[Rows from a dataset]
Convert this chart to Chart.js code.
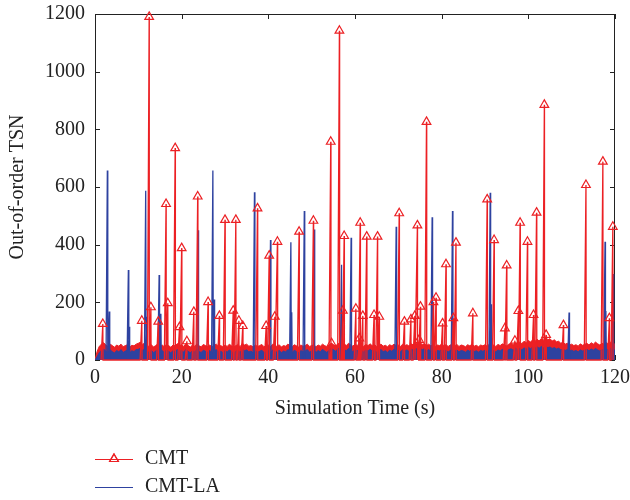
<!DOCTYPE html>
<html><head><meta charset="utf-8">
<script src="https://cdn.jsdelivr.net/npm/chart.js@4/dist/chart.umd.min.js"></script>
<style>html,body{margin:0;padding:0;background:#fff}</style>
</head><body>
<canvas id="c" width="630" height="500"></canvas>
<script>
// ---- data ----
const xTicks = [0, 20, 40, 60, 80, 100, 120];
const yTicks = [0, 200, 400, 600, 800, 1000, 1200];
const seriesNames = ['CMT', 'CMT-LA'];

// CMT peaks (time s, out-of-order TSN) marked by triangles
const cmtPeakTimes = [1.8,10.8,12.5,12.9,14.6,16.4,16.8,18.5,19.5,20.0,21.2,22.8,23.7,26.1,28.7,30.0,31.9,32.5,33.2,34.1,37.5,39.5,40.2,41.5,42.1,47.1,50.4,54.4,54.6,56.4,57.2,57.5,60.2,61.0,61.2,61.8,62.7,64.4,65.2,65.6,70.2,71.4,72.9,73.8,74.4,74.8,75.1,76.5,78.1,78.7,80.2,81.0,82.7,83.3,87.2,90.5,92.1,94.6,95.0,96.9,97.7,98.1,99.8,101.2,101.9,103.7,104.1,108.1,113.3,117.2,118.7,119.5];
const cmtPeakValues = [125,136,1190,183,133,541,197,735,114,388,65,167,567,201,153,486,171,486,136,118,526,118,362,150,410,445,483,757,58,1142,171,430,178,75,476,153,428,156,428,150,509,133,141,153,467,70,185,826,201,216,127,332,145,407,162,557,416,110,328,67,170,476,410,156,511,885,87,121,607,688,145,462];

// CMT-LA spikes
const claPeakTimes = [2.85,3.3,7.7,7.9,11.7,11.9,14.8,15.2,23.8,27.2,27.5,36.8,40.5,45.2,45.4,48.3,50.6,56.9,59.1,69.5,77.8,82.5,91.2,91.4,109.4,117.7,117.9,119.6];
const claPeakValues = [657,168,312,115,587,150,295,160,450,657,210,582,416,408,166,517,453,330,424,462,495,517,580,193,165,410,170,298];

// dense low-level band, one value every 0.5 s from 0 to 120 s
const cmtBand = [
 0,30,48,55,60,52,47,55,50,44,52,48,55,46,50,53,45,51,49,55,
 58,62,54,60,50,47,53,45,50,56,48,52,46,55,50,44,52,49,57,50,
 53,47,58,50,45,52,48,55,49,46,54,50,47,52,45,51,55,48,50,46,
 52,47,55,49,45,50,53,46,58,52,55,48,50,45,52,47,50,54,46,49,
 52,46,55,50,47,53,45,50,48,55,51,46,53,49,45,52,48,50,55,47,
 50,53,46,52,48,55,50,46,52,58,54,49,55,60,52,56,50,58,53,48,
 55,50,58,52,47,54,50,56,49,53,47,52,55,48,51,46,53,49,55,50,
 52,47,55,50,53,48,56,52,58,55,60,54,57,50,55,49,53,47,52,50,
 55,50,53,47,52,56,49,54,47,52,50,46,53,49,55,48,51,46,52,49,
 53,48,55,50,52,47,54,50,56,52,49,55,58,53,60,55,62,57,65,60,
 68,62,70,64,72,66,75,68,80,70,74,66,70,63,65,58,62,55,58,52,
 55,50,53,48,56,51,54,58,52,60,55,62,56,52,58,54,60,56,62,58,
 55];
const claBand = [
 0,12,26,34,38,30,27,35,29,24,33,28,36,26,31,34,25,32,29,36,
 37,41,33,38,29,27,34,25,31,36,28,33,26,35,30,24,33,29,37,30,
 33,27,38,30,25,32,28,36,29,26,34,30,27,33,25,31,36,28,30,26,
 32,27,35,29,25,30,34,26,38,32,35,28,31,25,33,27,30,34,26,29,
 33,26,35,30,27,34,25,31,28,36,32,26,34,29,25,33,28,31,36,27,
 31,35,26,33,28,37,31,26,34,40,36,30,38,42,33,37,31,40,35,29,
 36,31,39,33,28,35,31,37,30,34,27,33,36,29,32,26,34,30,37,31,
 33,28,36,31,35,29,38,33,40,36,42,35,39,31,36,30,34,28,33,31,
 36,31,34,28,33,37,30,35,28,33,31,27,34,30,36,29,32,27,33,30,
 34,29,36,31,33,28,35,31,37,33,30,36,39,34,41,36,40,35,42,38,
 44,39,45,40,46,41,47,42,48,43,45,40,43,38,41,35,38,33,36,31,
 34,30,33,28,35,31,34,37,32,38,34,40,35,31,37,33,38,35,40,36,
 34];
const bandStep = 0.5;

// ---- styling ----
const RED = 'rgb(236,32,36)';
const BLUE = 'rgb(46,66,160)';
const FONT = 'Liberation Serif';
const TXT = '#222';
const FS = 20;

function bandPoints(arr) { return arr.map((v, i) => ({ x: i * bandStep, y: v })); }
function spikePoints(times, values, before, after) {
  const pts = [];
  times.forEach((t, i) => {
    pts.push({ x: t - before, y: 0 });
    pts.push({ x: t, y: values[i], peak: true });
    pts.push({ x: t + after, y: 0 });
  });
  return pts;
}

const frameAndTicks = {
  id: 'frameAndTicks',
  beforeDatasetsDraw(chart) {
    const { ctx, chartArea: a, scales: { x, y } } = chart;
    ctx.save();
    ctx.strokeStyle = '#222';
    ctx.lineWidth = 1;
    ctx.strokeRect(a.left + 0.5, a.top + 0.5, a.right - a.left - 1, a.bottom - a.top - 1);
    ctx.beginPath();
    xTicks.forEach(v => {
      const px = Math.round(x.getPixelForValue(v)) + 0.5;
      ctx.moveTo(px, a.bottom); ctx.lineTo(px, a.bottom - 5);
      ctx.moveTo(px, a.top); ctx.lineTo(px, a.top + 5);
    });
    yTicks.forEach(v => {
      const py = Math.round(y.getPixelForValue(v)) + 0.5;
      ctx.moveTo(a.left, py); ctx.lineTo(a.left + 5, py);
      ctx.moveTo(a.right, py); ctx.lineTo(a.right - 5, py);
    });
    ctx.stroke();
    ctx.restore();
  }
};

const bottomLegend = {
  id: 'bottomLegend',
  afterDraw(chart) {
    const ctx = chart.ctx;
    const items = [
      { text: seriesNames[0], color: RED, marker: true, y: 459 },
      { text: seriesNames[1], color: BLUE, marker: false, y: 487 }
    ];
    ctx.save();
    items.forEach(it => {
      ctx.strokeStyle = it.color;
      ctx.lineWidth = 1.2;
      ctx.beginPath(); ctx.moveTo(95, it.y + 0.5); ctx.lineTo(133, it.y + 0.5); ctx.stroke();
      if (it.marker) {
        Chart.helpers.drawPoint(ctx, { pointStyle: 'triangle', radius: 5, borderWidth: 1 }, 114, it.y);
        ctx.stroke();
      }
      ctx.fillStyle = TXT;
      ctx.font = FS + 'px "' + FONT + '"';
      ctx.textBaseline = 'middle';
      ctx.textAlign = 'left';
      ctx.fillText(it.text, 145, it.y);
    });
    ctx.restore();
  }
};

new Chart(document.getElementById('c'), {
  type: 'line',
  data: {
    datasets: [
      { label: seriesNames[0], data: spikePoints(cmtPeakTimes, cmtPeakValues, 0.4, 0.05),
        borderColor: RED, borderWidth: 1.3, fill: false, tension: 0, clip: false,
        pointStyle: 'triangle', pointBorderColor: RED, pointBackgroundColor: 'rgba(255,255,255,0)',
        pointBorderWidth: 1.2,
        pointRadius: c => (c.raw && c.raw.peak ? 5 : 0), order: 0 },
      { label: seriesNames[1], data: spikePoints(claPeakTimes, claPeakValues, 0.3, 0.1),
        borderColor: BLUE, borderWidth: 1.3, fill: false, tension: 0, pointRadius: 0, order: 1 },
      { label: seriesNames[1] + ' band', data: bandPoints(claBand),
        borderColor: BLUE, backgroundColor: BLUE, borderWidth: 1, fill: 'origin', tension: 0, pointRadius: 0, order: 2 },
      { label: seriesNames[0] + ' band', data: bandPoints(cmtBand),
        borderColor: RED, backgroundColor: RED, borderWidth: 1, fill: 'origin', tension: 0, pointRadius: 0, order: 3 }
    ]
  },
  options: {
    responsive: false,
    animation: false,
    devicePixelRatio: 1,
    layout: { padding: { left: 0, right: 15, top: 14, bottom: 0 } },
    plugins: { legend: { display: false }, tooltip: { enabled: false } },
    scales: {
      x: {
        type: 'linear', min: 0, max: 120,
        afterBuildTicks: s => { s.ticks = xTicks.map(v => ({ value: v })); },
        afterFit: s => { s.height = 140; s.paddingLeft = 0; s.paddingRight = 0; },
        grid: { display: false, drawTicks: false },
        border: { display: false },
        ticks: { padding: 6, color: TXT, font: { family: FONT, size: FS }, maxRotation: 0, callback: v => String(v) },
        title: { display: true, text: 'Simulation Time (s)', color: TXT, font: { family: FONT, size: FS }, padding: { top: 4, bottom: 79 } }
      },
      y: {
        min: 0, max: 1200,
        afterBuildTicks: s => { s.ticks = yTicks.map(v => ({ value: v })); },
        afterFit: s => { s.width = 95; s.paddingTop = 0; s.paddingBottom = 0; },
        grid: { display: false, drawTicks: false },
        border: { display: false },
        ticks: { padding: 10, color: TXT, font: { family: FONT, size: FS }, callback: v => String(v) },
        title: { display: true, text: 'Out-of-order TSN', color: TXT, font: { family: FONT, size: FS }, padding: { top: 6, bottom: 0 } }
      }
    }
  },
  plugins: [frameAndTicks, bottomLegend]
});
</script>
</body></html>
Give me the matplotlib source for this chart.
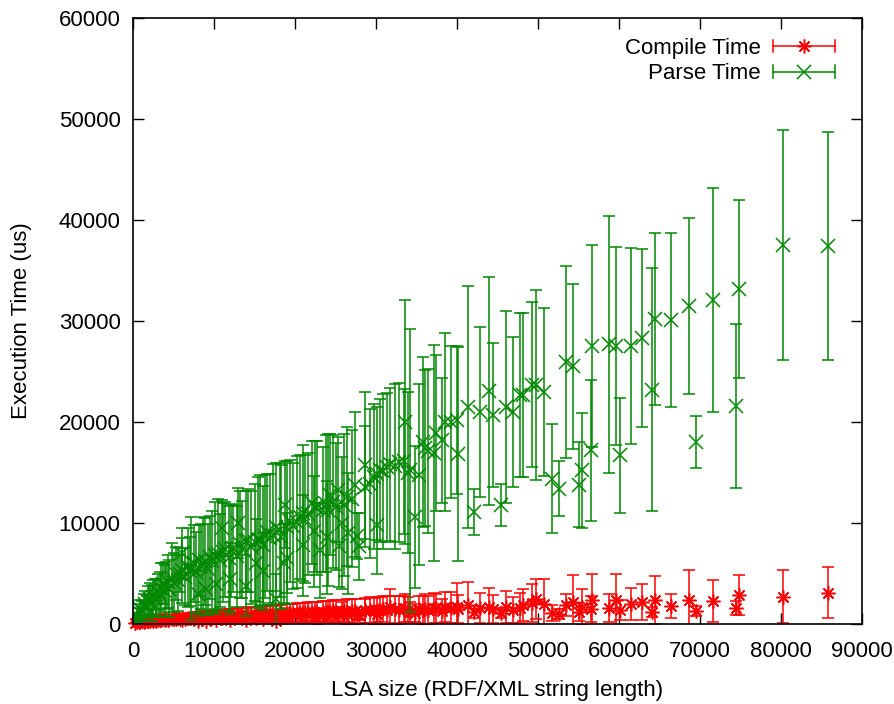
import matplotlib
matplotlib.use("Agg")
import matplotlib.pyplot as plt
from matplotlib.lines import Line2D
from matplotlib.legend_handler import HandlerBase

plt.rcParams['font.family'] = ['Liberation Sans', 'DejaVu Sans']

# LSA size (RDF/XML string length)
lsa_size = [300, 500, 700, 900, 1100, 1300, 1500, 1700, 1900, 2100,
            2300, 2500, 2700, 2900, 3100, 3300, 3500, 3700, 3900, 4100,
            4300, 4500, 4800, 5000, 5300, 5500, 5800, 6100, 6400, 6800,
            7000, 7200, 7500, 7800, 8100, 8400, 8700, 8900, 9200, 9500,
            9800, 10100, 10500, 10800, 11100, 11400, 11800, 12100, 12400, 12800,
            13200, 13500, 13900, 14200, 14600, 15000, 15400, 15700, 16000, 16300,
            16600, 16900, 17300, 17700, 18100, 18300, 18600, 19000, 19400, 19800,
            20200, 20600, 21000, 21200, 21600, 22100, 22500, 22700, 23100, 23500,
            23800, 24100, 24300, 24700, 25000, 25400, 25800, 26000, 26400, 27000,
            27400, 27600, 27900, 28600, 28700, 29200, 29700, 30100, 30100, 30500,
            30900, 31300, 31700, 32300, 32800, 33400, 33600, 34000, 34200, 34800,
            35300, 35800, 36100, 36400, 37100, 37400, 38100, 38500, 39300, 40000,
            40100, 41400, 42100, 42800, 44000, 44400, 45400, 46100, 46900, 47800,
            48200, 49200, 49800, 50700, 51700, 52600, 53400, 54300, 55000, 55400,
            56600, 56700, 58800, 59600, 60100, 61500, 62900, 64100, 64500, 66400,
            68600, 69500, 71600, 74400, 74800, 80200, 85800,
            6000, 9000, 11000, 12000, 13000, 14000, 16000, 17700, 19000, 21000,
            24000, 26500, 8000, 10300, 15200, 18800, 22300, 25300]

parse_mean = [600, 900, 1200, 1500, 1300, 1800, 2000, 1700, 2300, 2500,
              2100, 2700, 3000, 2600, 3200, 2900, 3600, 4000, 3300, 3800,
              4200, 3500, 4600, 4100, 5000, 4400, 5000, 5300, 4700, 5600,
              5200, 5500, 6000, 5100, 6300, 5700, 6000, 6200, 5400, 6600,
              6200, 6800, 6900, 6300, 7100, 7400, 6500, 7300, 7500, 6700,
              7900, 7400, 8200, 8300, 7600, 8100, 8400, 8300, 7800, 8700,
              9100, 8500, 8800, 9600, 9300, 8600, 6000, 9600, 10200, 9700,
              10100, 10600, 11000, 10400, 10900, 12000, 11600, 11500, 7300, 11300,
              11900, 11300, 12800, 12100, 11600, 7700, 10000, 11800, 12600, 12400,
              13800, 8700, 7700, 15700, 13600, 13900, 14600, 9800, 14900, 15200,
              15100, 15500, 15800, 15600, 16000, 16100, 20000, 15000, 15200, 10600,
              14800, 18000, 17400, 17100, 16900, 18900, 18200, 20000, 20000, 20200,
              16800, 21500, 11100, 21000, 23100, 20700, 11800, 21500, 21000, 22700,
              22700, 23700, 23700, 23000, 14400, 13400, 25900, 25500, 13800, 15200,
              17200, 27500, 27700, 27500, 16700, 27500, 28300, 23200, 30200, 30100,
              31500, 18000, 32100, 21600, 33200, 37500, 37400,
              7000, 3500, 9500, 4500, 10000, 3800, 5200, 2500, 6500, 7800,
              8600, 9000, 3000, 4000, 6000, 11800, 9200, 13300]

parse_err = [500, 700, 800, 900, 1000, 1200, 1300, 1100, 1500, 1600,
             1800, 1700, 1500, 1900, 1800, 2200, 2400, 2000, 2500, 2300,
             2600, 2800, 3400, 2900, 2600, 3100, 1800, 3200, 2800, 3900,
             3400, 5100, 3800, 4000, 3500, 4200, 4600, 4300, 4500, 4100,
             5000, 5300, 5500, 4600, 4900, 4700, 5200, 4600, 4300, 5000,
             5300, 4800, 5000, 5100, 5600, 5800, 6200, 6500, 5900, 6100,
             5800, 6400, 7000, 6300, 6600, 7100, 3900, 6500, 6000, 6200,
             6500, 6100, 6700, 6300, 6000, 6100, 6500, 6600, 4700, 6200,
             6800, 7500, 6000, 6600, 6300, 4000, 6500, 7000, 6900, 6800,
             7200, 2300, 3300, 7300, 6000, 7400, 7200, 4800, 6600, 7100,
             7700, 7400, 7600, 8200, 7900, 7200, 12100, 8000, 14000, 7000,
             9000, 8400, 7700, 8100, 10700, 7700, 6200, 8800, 7500, 7300,
             10600, 12000, 2300, 8400, 11300, 7100, 2100, 9500, 7400, 8100,
             8100, 8200, 9400, 8300, 5400, 2700, 9500, 8200, 4200, 5700,
             7000, 10000, 12700, 9800, 5700, 9700, 8800, 12000, 8500, 8600,
             8700, 2600, 11100, 8100, 8800, 11400, 11300,
             2500, 2500, 2800, 3500, 3500, 3000, 3800, 2500, 4500, 5000,
             5600, 6000, 2200, 3000, 4400, 4300, 5500, 5200]

compile_mean = [100, 150, 200, 180, 250, 220, 300, 260, 320, 280,
                350, 300, 380, 340, 400, 360, 420, 450, 380, 460,
                420, 500, 470, 520, 480, 550, 500, 580, 530, 600,
                560, 620, 580, 650, 600, 680, 640, 700, 660, 720,
                690, 750, 720, 780, 740, 800, 770, 820, 790, 850,
                810, 870, 840, 900, 860, 920, 880, 950, 900, 970,
                930, 1000, 950, 1020, 980, 1050, 700, 1000, 1080, 1030,
                1100, 1050, 1120, 1080, 1150, 1100, 1170, 1120, 800, 1200,
                1150, 1220, 1180, 1250, 1200, 850, 1150, 1270, 1230, 1300,
                1250, 900, 850, 1350, 1300, 1380, 1320, 1000, 1400, 1350,
                1450, 1400, 1700, 1450, 1400, 1500, 1550, 1350, 1200, 1100,
                1450, 1400, 1500, 1350, 1600, 1550, 1300, 1650, 1600, 1700,
                1500, 1900, 1200, 1600, 1700, 1500, 1100, 1700, 1400, 1600,
                1900, 2100, 2500, 2000, 1100, 1000, 1900, 2200, 1200, 1700,
                1500, 2400, 1600, 2400, 1400, 2000, 2200, 1200, 2400, 1800,
                2400, 1300, 2300, 1600, 2900, 2700, 3100,
                400, 300, 600, 350, 700, 400, 500, 300, 650, 700,
                800, 850, 250, 350, 550, 900, 750, 950]

compile_err = [80, 100, 120, 150, 150, 180, 200, 180, 220, 250,
               240, 260, 280, 300, 260, 320, 300, 350, 330, 340,
               380, 360, 400, 380, 420, 400, 450, 430, 470, 450,
               500, 480, 520, 500, 550, 530, 580, 560, 600, 580,
               620, 600, 650, 630, 680, 650, 700, 680, 720, 700,
               750, 730, 780, 760, 800, 780, 830, 800, 850, 830,
               880, 850, 900, 880, 930, 900, 500, 950, 920, 980,
               950, 1000, 980, 1030, 1000, 1050, 1020, 1080, 600, 1050,
               1100, 1080, 1130, 1100, 1150, 700, 1000, 1150, 1200, 1180,
               1220, 400, 500, 1250, 1200, 1300, 1280, 800, 1300, 1350,
               1300, 1400, 1800, 1350, 1400, 1300, 1450, 1300, 1000, 900,
               1350, 1400, 1500, 1400, 1500, 1450, 1200, 1500, 1550, 2400,
               1400, 2300, 600, 1500, 1900, 1400, 500, 1600, 1300, 1500,
               1600, 1900, 2000, 2500, 800, 500, 1100, 2700, 900, 1800,
               1300, 2600, 1400, 2600, 1000, 1600, 1800, 500, 2400, 1200,
               2900, 500, 2100, 700, 2000, 2600, 2500,
               300, 250, 400, 300, 450, 300, 400, 250, 500, 550,
               600, 650, 200, 300, 400, 700, 600, 750]

assert len(lsa_size) == len(parse_mean) == len(parse_err) == len(compile_mean) == len(compile_err)

x_ticks = [0, 10000, 20000, 30000, 40000, 50000, 60000, 70000, 80000, 90000]
y_ticks = [0, 10000, 20000, 30000, 40000, 50000, 60000]

red = '#ff0000'
green = '#008800'
LW = 1.1
FS = 16

fig = plt.figure(figsize=(8.94, 7.04), dpi=100)
ax = fig.add_axes([133/894, 80/704, 729/894, 606/704])

ax.errorbar(lsa_size, compile_mean, yerr=compile_err, fmt='none', ecolor=red,
            elinewidth=LW, capsize=4.3, capthick=LW)
ax.plot(lsa_size, compile_mean, linestyle='none', marker=(8, 2, 0), markersize=10,
        markeredgewidth=LW, color=red, clip_on=False)
ax.errorbar(lsa_size, parse_mean, yerr=parse_err, fmt='none', ecolor=green,
            elinewidth=LW, capsize=4.3, capthick=LW)
ax.plot(lsa_size, parse_mean, linestyle='none', marker='x', markersize=9.5,
        markeredgewidth=LW, color=green)


class ErrHandler(HandlerBase):
    def __init__(self, color, marker, ms):
        super().__init__()
        self.color = color
        self.marker = marker
        self.ms = ms

    def create_artists(self, legend, orig_handle, xdescent, ydescent, width,
                       height, fontsize, trans):
        yc = height / 2 - ydescent
        x0, x1 = -xdescent, width - xdescent
        line = Line2D([x0, x1], [yc, yc], color=self.color, lw=LW, transform=trans)
        c1 = Line2D([x0, x0], [yc - 4.5, yc + 4.5], color=self.color, lw=LW, transform=trans)
        c2 = Line2D([x1, x1], [yc - 4.5, yc + 4.5], color=self.color, lw=LW, transform=trans)
        m = Line2D([(x0 + x1) / 2], [yc], marker=self.marker, markersize=self.ms,
                   markeredgewidth=LW, color=self.color, linestyle='none', transform=trans)
        return [line, c1, c2, m]


hc = Line2D([], [])
hp = Line2D([], [])
leg = ax.legend([hc, hp], ['Compile Time', 'Parse Time'],
                handler_map={hc: ErrHandler(red, (8, 2, 0), 10),
                             hp: ErrHandler(green, 'x', 9.5)},
                loc='upper right', bbox_to_anchor=(0.991, 1.0), frameon=False,
                markerfirst=False, fontsize=FS, handlelength=2.8,
                handletextpad=0.55, labelspacing=0.2)

ax.set_xlim(0, 90000)
ax.set_ylim(0, 60000)
ax.set_xticks(x_ticks)
ax.set_yticks(y_ticks)
ax.tick_params(direction='in', length=8, width=1, labelsize=FS, top=True, right=True)
ax.tick_params(axis='x', pad=12)
ax.tick_params(axis='y', pad=9)
for s in ax.spines.values():
    s.set_linewidth(1.2)
ax.set_xlabel('LSA size (RDF/XML string length)', fontsize=FS, labelpad=13)
ax.set_ylabel('Execution Time (us)', fontsize=FS, labelpad=19)

fig.savefig('out.png', dpi=100)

→ **What this task involves**: Skip the pictures and repeat, word for word, the lines from the one containing "Give me the matplotlib source for this chart." to the one containing "plt.rcParams['font.family'] = ['Liberation", keeping both of those lines.

→ **Reply**:
Give me the matplotlib source for this chart.
import matplotlib
matplotlib.use("Agg")
import matplotlib.pyplot as plt
from matplotlib.lines import Line2D
from matplotlib.legend_handler import HandlerBase

plt.rcParams['font.family'] = ['Liberation Sans', 'DejaVu Sans']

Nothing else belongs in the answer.